Saigon and the Mekong Delta Another lesson learned from last year was that we should have low ambitions and few plans the first 72 hours after landing to account for jet lag and to let the kids settle into our new routine. We generally do not homeschool on travel days and, during transitions, we take it very lightly. I have learned but still need to be reminded (usually by myself) that homeschooling when stressed, short on time, or tired is beneficial to no one – and especially not the kids. That said, while in Saigon, we enjoyed some great dishes and went on a day tour of the Mekong Delta as planned. I warned the kids starting about a month prior that the outing would be "horrible" as we would have a 2am wakeup and a 16-hour tour including transit. I did the same for our transpacific flight, and this tactic has worked well. With them expecting an awful day, expectations were greatly exceeded! We all enjoyed the morning floating market, with coffee and noodles on board, followed by a visit to a noodle factory, a historic house, and a walk through a local village to a restaurant deep within the island.
Hoi An From Saigon, we flew to the central region of Vietnam to visit the Ancient Town of Hoi An, a not-so-hidden gem. Though full of tourists and shopping and restaurants geared towards the same, Hoi An will always have a special place in the heart of most visitors to Vietnam, and I consider it one of the must-see cities. The town center has classic yellow-hued buildings, pedestrian-oriented streets, and a river that cuts through it. On the river, hundreds of lanterns light up the fishing boats at night. A few miles from Ancient Town lies beautiful An Bang Beach with its soft rolling waves. I first visited Hoi An in 2012 on a solo trip before Drew and I were married. During that time, I participated in the Original Taste of Hoi An Food Tour and the Red Bridge Cooking School. This year, I was thankful to bring the family with me. Both were as memorable (and filling!) as the first time.
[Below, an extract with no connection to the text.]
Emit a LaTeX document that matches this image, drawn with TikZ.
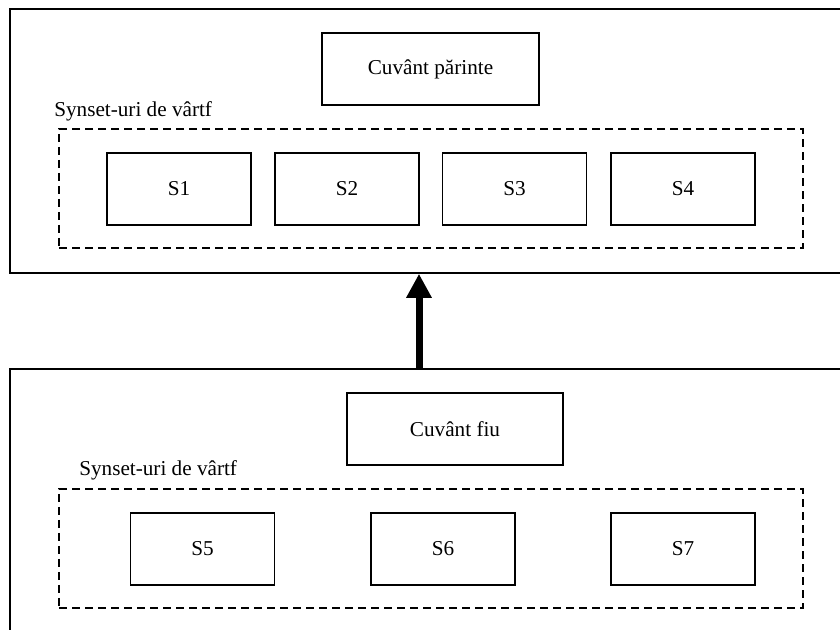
\documentclass[tikz,border=0pt]{standalone}
\usepackage{fontspec}
\setmainfont{Liberation Serif}
\usetikzlibrary{arrows.meta}
\begin{document}
\begin{tikzpicture}[x=0.75pt,y=-0.75pt,
  font=\fontsize{15.9}{19}\selectfont,
  outerbox/.style={draw, line width=1.2pt, inner sep=0pt},
  wordbox/.style={draw, line width=1pt, inner sep=0pt, minimum width=217*0.75pt, minimum height=72*0.75pt},
  synbox/.style={draw, line width=1pt, inner sep=0pt, minimum width=144*0.75pt, minimum height=72*0.75pt},
  grpbox/.style={draw, line width=1pt, dash pattern=on 6pt off 3.75pt, inner sep=0pt, minimum width=744*0.75pt, minimum height=119*0.75pt},
  grplabel/.style={anchor=base west, inner sep=0pt},
  bigarrow/.style={line width=5.25pt, -{Triangle[length=18pt, width=18pt]}}]
\useasboundingbox (0,0) rectangle (840,630);
\clip (0,0) rectangle (840,630);
% top group
\node[outerbox, minimum width=870*0.75pt, minimum height=264*0.75pt] (topbox) at (445,141) {};
\node[wordbox] (parent) at (430.5,69) {Cuvânt părinte};
\node[grplabel] (toplabel) at (54,116.7) {Synset-uri de vârtf};
\node[grpbox] (topgrp) at (431,188.5) {};
\node[synbox] (s1) at (179,189) {S1};
\node[synbox] (s2) at (347,189) {S2};
\node[synbox] (s3) at (514.5,189) {S3};
\node[synbox] (s4) at (683,189) {S4};
% bottom group
\node[outerbox, minimum width=870*0.75pt, minimum height=331*0.75pt] (botbox) at (445,534.5) {};
\node[wordbox, minimum width=216*0.75pt] (child) at (455,429) {Cuvânt fiu};
\node[grplabel] (botlabel) at (79,476) {Synset-uri de vârtf};
\node[grpbox] (botgrp) at (431,548.5) {};
\node[synbox] (s5) at (202.5,549) {S5};
\node[synbox] (s6) at (443,549) {S6};
\node[synbox] (s7) at (683,549) {S7};
% arrow
\coordinate (astart) at (419,369);
\draw[bigarrow] (astart) -- (astart |- topbox.south);
\end{tikzpicture}
\end{document}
We walked Hoi An's local market and streets during the food tour before ending in their tasting room, finally sampling over 40 dishes and hearing as many stories and pearls about the Vietnamese culture. The history of the Original Taste of Hoi An Food Tour is special. The tour was opened by an Australian man – Neville – and his wife Colleen. Neville had visited Vietnam for business and fell in love with the country. After about five years, he convinced Colleen to move here. When I took the tour in 2012, it was their first year in business. On that tour, I met a Vietnamese lady, Sen, that Neville hired to help traverse the market and speak with the locals. He stated she would someday help take over the business. When she wasn't working with him, she sold jewelry out of a basket on the beach. Though Neville has since passed, his wife has continued their legacy, and they have remained true to their plan. Colleen and four local ladies, including Sen, help run the business, doing one tour a day, seven days a week. Colleen considers them all family, and the ladies think of them as parents. The Original Taste of Hoi An Food Tour also gives regularly to outlying villages and victims of Agent Orange as part of their business model. Neville is sorely missed by the many he has touched here.
For the Red Bridge cooking school, we took a boat across the river to the school's beautiful grounds. We walked through their herb garden before beginning our class in the outdoor kitchen. Over 3 hours, we made and feasted on spring rolls, crepes, a soup from the region – Mi Quang – and more. The kids enjoyed the cooking class, and we look forward to doing more in the future. Oh I must give a shout out to Drew for the best veggie decor!
When we left Hoi An, we had many good meals behind us. The Vietnamese palate amazingly combines sweet and salty, bitter and savory, crunchy and soft through various soups, meats, seafood, and cooked and raw vegetables. These combinations are not just on every table but often on every plate or bowl. Some of our favorites were grilled meat rolled with lettuce, herbs and rice paper, homemade wonton soup, a whole fried snapper purchased fresh from the market that morning, and a not-so-Vietnamese but pretty authentic Italian pizza place. From Hoi An, we went on to Da Nang – only 30 minutes away from Hoi An – and then Nha Trang – a little further South - for a few nights each. But I'll save that for a future post!